Les bassins versants de la région sont contaminés par ces activités et par les nombreux intrants chimiques utilisés qui se déversent ensuite dans le grand bassin amazonien. La contamination par le mercure est très élevée parmi les habitant·es de la région. Plusieurs d’entre eux, dont les peuples A’i Kofan, avec les Siekopai, les Waroani et les Siona, ont formé une importante alliance pour protéger l’Amazonie équatorienne : la Alianza Ceibo, du nom de l’arbre le plus haut de la région (ceibo en espagnol et samauma en portugais).

Il est d’autant plus important de souligner le courage des gardien·nes de la forêt, car plusieurs y perdent la vie. Encore au Brésil on a répertorié 48 assassinats en moins de 20 ans de membres dans la seule communauté autochtone Guajajara, le taux le plus élevé de la région. Vous avez peut-être entendu parler de Paulino Guajajara, qui a donné sa vie pour la forêt.  À 26 ans, il est devenu le cinquième Gardien de la forêt assassiné en trois ans dans sa communauté de l’état du Maranhao, au nord-est du Brésil. Les chiffres sont alarmants. 

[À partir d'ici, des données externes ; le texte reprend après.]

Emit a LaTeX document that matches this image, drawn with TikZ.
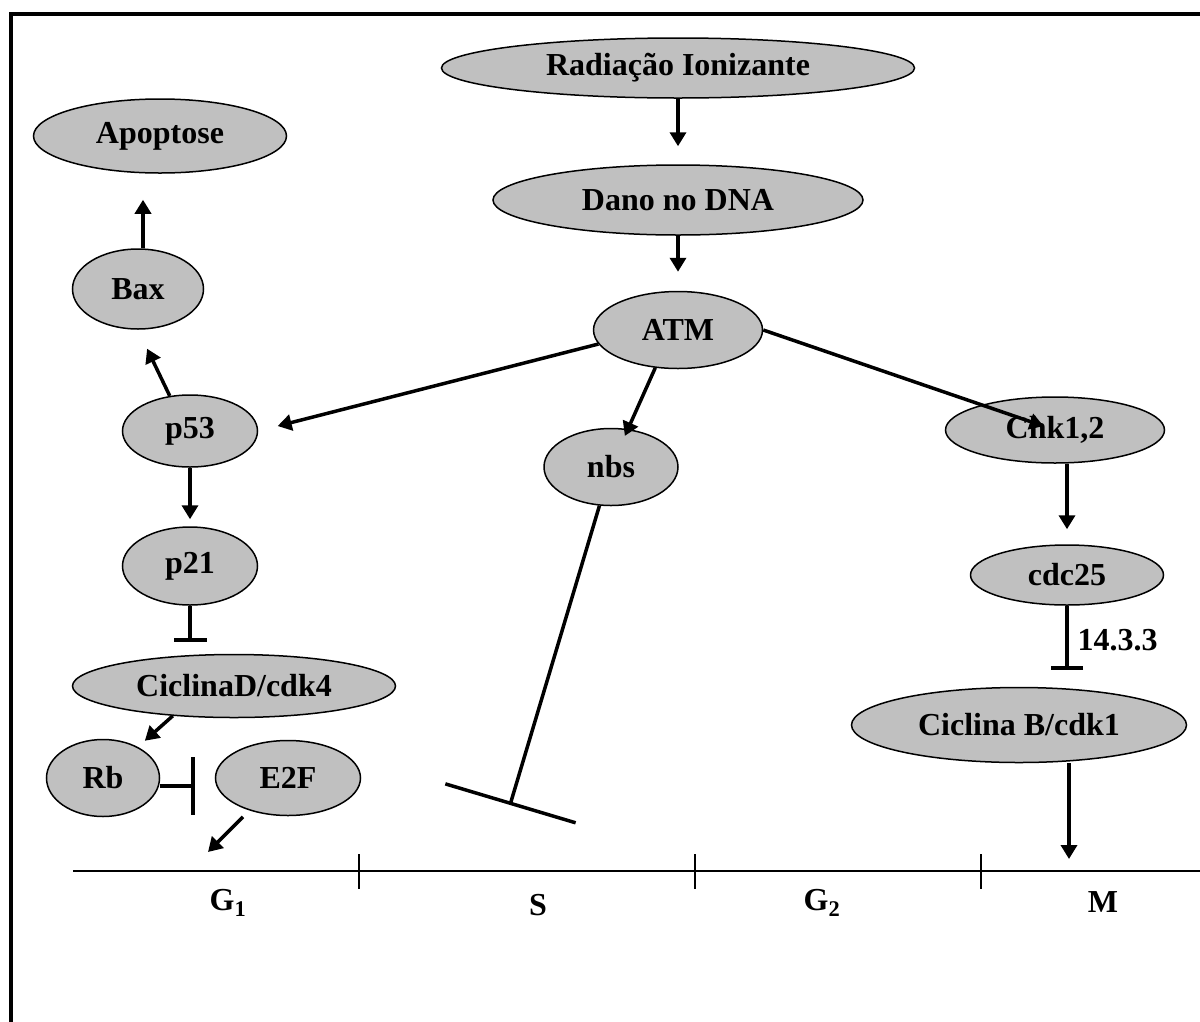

Ici aussi nos forêts sont menacés

Nos forêts du Canada et du Québec aussi sont menacées et la biodiversité est grandement affectée. Nous pouvons penser à toute la lutte pour la protection du territoire du peuple Wet’suwet’en. Plus près de chez-nous les peuples autochtones ces dernières années nous ont aussi fait prendre conscience de l’ampleur du problème touchant les caribous de plusieurs régions du Québec. La harde de Val D’or ne compte plus que 7 individus ! Bien que les membres de la communauté autochtone de Lac Simon alertent les autorités depuis des années, les réelles solutions de protection de la harde et de son habitat n’ont pas été mises en place. 

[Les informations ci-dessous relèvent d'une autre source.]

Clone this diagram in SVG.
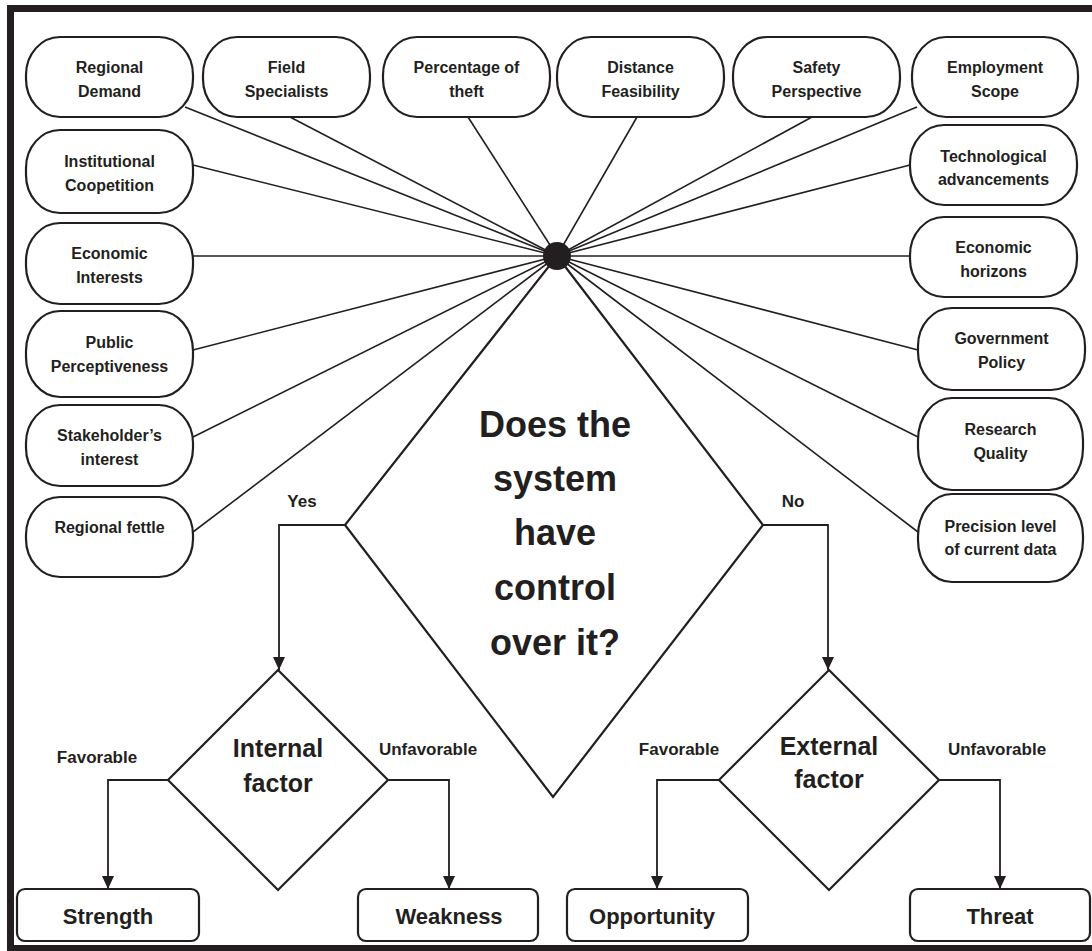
<svg xmlns="http://www.w3.org/2000/svg" width="1092" height="951" viewBox="0 0 1092 951">
<style>
.n{fill:#fff;stroke:#231f20;stroke-width:2.2}
.t{font-family:"Liberation Sans",Arial,sans-serif;font-weight:bold;fill:#231f20;text-anchor:middle}
.s{font-size:16px}
.l{font-size:17px}
.b{font-size:22px}
.f{font-size:25px}
.q{font-size:36px}
.c{stroke:#231f20;stroke-width:1.6;fill:none}
.d{stroke:#231f20;stroke-width:2.2;fill:none}
.a{stroke:#231f20;stroke-width:1.8;fill:none;marker-end:url(#ah)}
</style>
<defs>
<marker id="ah" viewBox="0 0 13 12" refX="13" refY="6" markerWidth="13" markerHeight="12" markerUnits="userSpaceOnUse" orient="auto">
<path d="M0,0 L13,6 L0,12 z" fill="#231f20"/>
</marker>
</defs>
<rect width="1092" height="951" fill="#fff"/>
<rect x="10.5" y="8.5" width="1092" height="940" fill="none" stroke="#231f20" stroke-width="7"/>

<g id="connectors">
<line class="c" x1="185" y1="107" x2="557" y2="256"/>
<line class="c" x1="290" y1="117" x2="557" y2="256"/>
<line class="c" x1="468" y1="117" x2="557" y2="256"/>
<line class="c" x1="637" y1="117" x2="557" y2="256"/>
<line class="c" x1="812" y1="117" x2="557" y2="256"/>
<line class="c" x1="917" y1="107" x2="557" y2="256"/>
<line class="c" x1="193" y1="165" x2="557" y2="256"/>
<line class="c" x1="193" y1="256" x2="557" y2="256"/>
<line class="c" x1="193" y1="350" x2="557" y2="256"/>
<line class="c" x1="193" y1="437" x2="557" y2="256"/>
<line class="c" x1="193" y1="532" x2="557" y2="256"/>
<line class="c" x1="910" y1="165" x2="557" y2="256"/>
<line class="c" x1="910" y1="256" x2="557" y2="256"/>
<line class="c" x1="918" y1="350" x2="557" y2="256"/>
<line class="c" x1="918" y1="437" x2="557" y2="256"/>
<line class="c" x1="918" y1="532" x2="557" y2="256"/>
<path class="a" d="M345,525 H279 V670"/>
<path class="a" d="M763,525 H828 V670"/>
<path class="a" d="M169,780 H108 V889"/>
<path class="a" d="M388,780 H449 V889"/>
<path class="a" d="M719,780 H657 V889"/>
<path class="a" d="M939,780 H1000 V889"/>
</g>

<g id="hub"><circle cx="557" cy="256" r="14" fill="#231f20"/></g>

<g id="decision">
<path class="d" d="M557,256 L763,525 L553,797 L345,525 Z"/>
<text class="t q" x="555" y="437">Does the</text>
<text class="t q" x="555" y="491">system</text>
<text class="t q" x="555" y="545">have</text>
<text class="t q" x="555" y="600">control</text>
<text class="t q" x="555" y="655">over it?</text>
</g>

<g id="labels">
<text class="t l" x="302" y="507">Yes</text>
<text class="t l" x="793" y="507">No</text>
<text class="t l" x="97" y="763">Favorable</text>
<text class="t l" x="428" y="755">Unfavorable</text>
<text class="t l" x="679" y="755">Favorable</text>
<text class="t l" x="997" y="755">Unfavorable</text>
</g>

<g id="internal">
<path class="d" d="M278,670 L388,780 L278,890 L168,780 Z"/>
<text class="t f" x="278" y="757">Internal</text>
<text class="t f" x="278" y="792">factor</text>
</g>
<g id="external">
<path class="d" d="M829,670 L939,780 L829,890 L719,780 Z"/>
<text class="t f" x="829" y="755">External</text>
<text class="t f" x="829" y="788">factor</text>
</g>

<g id="strength"><rect class="n" x="17" y="889" width="182" height="52" rx="8"/><text class="t b" x="108" y="924">Strength</text></g>
<g id="weakness"><rect class="n" x="358" y="889" width="180" height="52" rx="8"/><text class="t b" x="449" y="924">Weakness</text></g>
<g id="opportunity"><rect class="n" x="567" y="889" width="181" height="52" rx="8"/><text class="t b" x="652" y="924">Opportunity</text></g>
<g id="threat"><rect class="n" x="910" y="889" width="180" height="52" rx="8"/><text class="t b" x="1000" y="924">Threat</text></g>

<g id="regional-demand"><rect class="n" x="26" y="37" width="167" height="80" rx="34" ry="38"/><text class="t s" x="109.5" y="73">Regional</text><text class="t s" x="109.5" y="97">Demand</text></g>
<g id="field-specialists"><rect class="n" x="203" y="37" width="167" height="80" rx="34" ry="38"/><text class="t s" x="286.5" y="73">Field</text><text class="t s" x="286.5" y="97">Specialists</text></g>
<g id="percentage-of-theft"><rect class="n" x="383" y="37" width="167" height="80" rx="34" ry="38"/><text class="t s" x="466.5" y="73">Percentage of</text><text class="t s" x="466.5" y="97">theft</text></g>
<g id="distance-feasibility"><rect class="n" x="557" y="37" width="167" height="80" rx="34" ry="38"/><text class="t s" x="640.5" y="73">Distance</text><text class="t s" x="640.5" y="97">Feasibility</text></g>
<g id="safety-perspective"><rect class="n" x="733" y="37" width="167" height="80" rx="34" ry="38"/><text class="t s" x="816.5" y="73">Safety</text><text class="t s" x="816.5" y="97">Perspective</text></g>
<g id="employment-scope"><rect class="n" x="912" y="37" width="166" height="80" rx="34" ry="38"/><text class="t s" x="995" y="73">Employment</text><text class="t s" x="995" y="97">Scope</text></g>

<g id="institutional-coopetition"><rect class="n" x="26" y="130" width="167" height="83" rx="34" ry="38"/><text class="t s" x="109.5" y="167">Institutional</text><text class="t s" x="109.5" y="191">Coopetition</text></g>
<g id="economic-interests"><rect class="n" x="26" y="223" width="167" height="81" rx="34" ry="38"/><text class="t s" x="109.5" y="259">Economic</text><text class="t s" x="109.5" y="283">Interests</text></g>
<g id="public-perceptiveness"><rect class="n" x="26" y="311" width="167" height="86" rx="34" ry="40"/><text class="t s" x="109.5" y="348">Public</text><text class="t s" x="109.5" y="372">Perceptiveness</text></g>
<g id="stakeholders-interest"><rect class="n" x="26" y="405" width="167" height="81" rx="34" ry="38"/><text class="t s" x="109.5" y="441">Stakeholder’s</text><text class="t s" x="109.5" y="465">interest</text></g>
<g id="regional-fettle"><rect class="n" x="26" y="497" width="167" height="80" rx="34" ry="38"/><text class="t s" x="109.5" y="533">Regional fettle</text></g>

<g id="technological-advancements"><rect class="n" x="910" y="125" width="167" height="80" rx="34" ry="38"/><text class="t s" x="993.5" y="162">Technological</text><text class="t s" x="993.5" y="185">advancements</text></g>
<g id="economic-horizons"><rect class="n" x="910" y="217" width="167" height="80" rx="34" ry="38"/><text class="t s" x="993.5" y="253">Economic</text><text class="t s" x="993.5" y="277">horizons</text></g>
<g id="government-policy"><rect class="n" x="918" y="308" width="167" height="82" rx="34" ry="38"/><text class="t s" x="1001.5" y="344">Government</text><text class="t s" x="1001.5" y="368">Policy</text></g>
<g id="research-quality"><rect class="n" x="918" y="398" width="165" height="92" rx="34" ry="42"/><text class="t s" x="1000.5" y="435">Research</text><text class="t s" x="1000.5" y="459">Quality</text></g>
<g id="precision-level"><rect class="n" x="918" y="494" width="165" height="88" rx="34" ry="42"/><text class="t s" x="1000.5" y="532">Precision level</text><text class="t s" x="1000.5" y="555">of current data</text></g>
</svg>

J’ai hâte de me promener à nouveau le coeur léger dans la forêt et aujourd’hui je pense à ceux et celles qui luttent au front pour la préserver partout sur la planète. Pour tenir tête aux multiples crises qui nous entourent, nous devons suivre l’exemple des défenseurs·euses des forêts. C’est la biodiversité qui nous entoure qui nous permettra de construire ensemble un avenir sain et durable, pour les générations à venir. 

Singe capucin de l’Amazonie (Parc Yasuni, Équateur).